We sought to determine whether anesthetic type (general vs spinal) would influence cancer recurrence following transurethral resection of bladder tumors.

Materials and Methods:

With institutional ethics board approval we examined the electronic medical records of all patients who underwent transurethral bladder tumor resection for nonmuscle invasive urothelial bladder cancer between 2011 and 2013 at a single tertiary care center. Followup information was gathered on all patients in December 2016. The time to first cancer recurrence and the incidence of cancer recurrence were the main outcome measures.

Results:

A total of 231 patients underwent 1 or more transurethral bladder tumor resections between 2011 and 2013. Of the 231 patients 135 received spinal anesthesia and 96 received general anesthesia.
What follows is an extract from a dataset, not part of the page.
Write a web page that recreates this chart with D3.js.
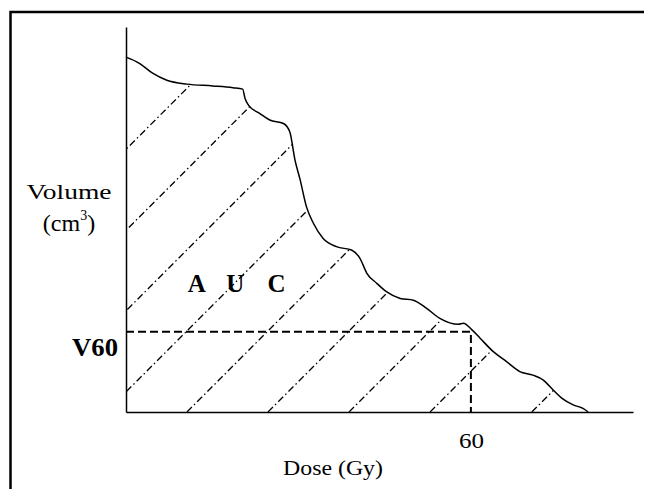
<!DOCTYPE html>
<html>
<head>
<meta charset="utf-8">
<script src="https://cdn.jsdelivr.net/npm/d3@7"></script>
<style>
  html, body { margin: 0; padding: 0; overflow: hidden; background: #fff; }
  svg { display: block; }
</style>
</head>
<body>
<svg id="canvas"></svg>
<script>
// dose-volume curve (dose in Gy, volume in arbitrary units)
const dose = [0, 2.4, 4.7, 7.1, 10.6, 15.1, 18.6, 20.3, 20.7, 21.3, 23.3, 25.0, 27.4, 28.5,
  29.4, 30.3, 31.4, 32.6, 34.3, 36.6, 39.3, 40.7, 41.9, 43.6, 45.3, 47.7, 50.0, 52.3,
  54.6, 57.8, 58.7, 60.1, 61.6, 63.9, 66.2, 68.5, 70.8, 72.6, 74.3, 75.8, 77.8, 79.5, 80.4];
const volume = [100, 98.2, 95.4, 93.5, 92.4, 91.9, 91.4, 91.0, 88.4, 86.5, 84.1, 82.3, 81.3, 78.9,
  71.0, 65.4, 57.8, 53.2, 48.9, 46.6, 45.6, 43.3, 39.1, 36.3, 33.9, 32.0, 31.5, 29.2,
  26.4, 24.7, 25.0, 23.3, 20.8, 17.0, 14.2, 11.4, 10.4, 9.0, 6.2, 3.9, 2.0, 1.0, 0];

// hatch lines of the AUC, where they cross the dose axis (Gy)
const hatchStarts = [-45.7, -31.6, -17.6, -3.5, 10.6, 24.7, 38.8, 52.9, 70.6];

const xTicks = [60];
const v60Dose = 60;
const v60Volume = 22.6;
const aucLetters = ["A", "U", "C"];
const aucDose = [12.3, 19.0, 26.2];
const aucVolume = 33.9;

const serif = "'Liberation Serif', 'Times New Roman', Times, serif";
const width = 645, height = 489;
const svg = d3.select("#canvas").attr("width", width).attr("height", height);

// outer frame: only the left and top edges are in view
svg.append("path")
  .attr("d", `M10.5,${height + 5}V12H${width - 1}`)
  .attr("fill", "none")
  .attr("stroke", "black")
  .attr("stroke-width", 2.5);

const x = d3.scaleLinear().domain([0, 88.2]).range([126, 633]);
const y = d3.scaleLinear().domain([0, 108.5]).range([412, 27]);

const data = dose.map((d, i) => ({ dose: d, vol: volume[i] }));

const line = d3.line()
  .x(d => x(d.dose))
  .y(d => y(d.vol))
  .curve(d3.curveMonotoneX);

const area = d3.area()
  .x(d => x(d.dose))
  .y0(y(0))
  .y1(d => y(d.vol))
  .curve(d3.curveMonotoneX);

svg.append("clipPath").attr("id", "auc")
  .append("path").datum(data).attr("d", area);

// dash-dot hatching, 45 degrees on screen
const hatch = svg.append("g").attr("clip-path", "url(#auc)");
hatch.selectAll("line")
  .data(hatchStarts)
  .enter()
  .append("line")
  .attr("x1", d => x(d))
  .attr("y1", y(0))
  .attr("x2", d => x(d) + 420)
  .attr("y2", y(0) - 420)
  .attr("stroke", "black")
  .attr("stroke-width", 1.3)
  .attr("stroke-dasharray", "7,3,1.5,3");

// V60 guide lines
svg.append("path")
  .attr("d", `M${x(0)},${y(v60Volume)}H${x(v60Dose)}V${y(0)}`)
  .attr("fill", "none")
  .attr("stroke", "black")
  .attr("stroke-width", 2)
  .attr("stroke-dasharray", "8,4");

// the curve
svg.append("path")
  .datum(data)
  .attr("fill", "none")
  .attr("stroke", "black")
  .attr("stroke-width", 1.5)
  .attr("d", line);

// axes
const xAxis = svg.append("g")
  .attr("transform", `translate(0,${y(0)})`)
  .call(d3.axisBottom(x).tickValues(xTicks).tickSize(0).tickSizeOuter(0).tickPadding(21).tickFormat(d3.format("d")));
xAxis.select(".domain").attr("stroke-width", 1.5);
xAxis.selectAll("text")
  .style("font-family", serif)
  .style("font-size", "21px")
  .attr("textLength", 25)
  .attr("lengthAdjust", "spacingAndGlyphs");

const yAxis = svg.append("g")
  .attr("transform", `translate(${x(0)},0)`)
  .call(d3.axisLeft(y).tickValues([]).tickSizeOuter(0));
yAxis.select(".domain").attr("stroke-width", 1.5);

// labels
const labels = svg.append("g").style("font-family", serif).attr("fill", "black");

labels.append("text")
  .attr("x", 69).attr("y", 199)
  .attr("text-anchor", "middle")
  .style("font-size", "22px")
  .attr("textLength", 85).attr("lengthAdjust", "spacingAndGlyphs")
  .text("Volume");

const cm = labels.append("text")
  .attr("x", 69).attr("y", 231)
  .attr("text-anchor", "middle")
  .style("font-size", "24px");
cm.append("tspan").text("(cm");
cm.append("tspan").style("font-size", "14px").attr("dy", -11).text("3");
cm.append("tspan").attr("dy", 11).text(")");

labels.append("text")
  .attr("x", 118).attr("y", y(v60Volume) + 24)
  .attr("text-anchor", "end")
  .style("font-size", "25px").style("font-weight", "bold")
  .attr("textLength", 46).attr("lengthAdjust", "spacingAndGlyphs")
  .text("V60");

labels.selectAll(".auc")
  .data(aucLetters)
  .enter()
  .append("text")
  .attr("class", "auc")
  .attr("x", (d, i) => x(aucDose[i]))
  .attr("y", y(aucVolume))
  .attr("text-anchor", "middle")
  .style("font-size", "25px").style("font-weight", "bold")
  .text(d => d);

labels.append("text")
  .attr("x", 333).attr("y", 475)
  .attr("text-anchor", "middle")
  .style("font-size", "22px")
  .attr("textLength", 100).attr("lengthAdjust", "spacingAndGlyphs")
  .text("Dose (Gy)");
</script>
</body>
</html>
On univariable analysis the 135 patients who received spinal anesthesia had a longer median time to recurrence than the 96 who received general anesthesia (42.1 vs 17.2 months, p = 0.014). As anticipated, adjuvant therapies and risk category were associated with recurrence rates (p = 0.003 and 0.042, respectively). On multivariable analyses incorporating a priori variables of nonmuscle invasive bladder cancer risk stratification and postoperative therapies the patients who received general anesthesia had a higher incidence of recurrence (OR 2.06, 95% CI 1.14–3.74, p = 0.017) and an earlier time to recurrence (HR 1.57, 95% CI 1.13–2.19, p = 0.008) than those who received spinal anesthesia. Anesthetic type was not associated with cancer progression or overall mortality.

Conclusions:

Patients who received spinal anesthesia had a lower incidence of recurrence and a delayed time to recurrence following transurethral bladder tumor resection for nonmuscle invasive bladder cancer. These findings should prompt large-scale prospective studies to confirm this association.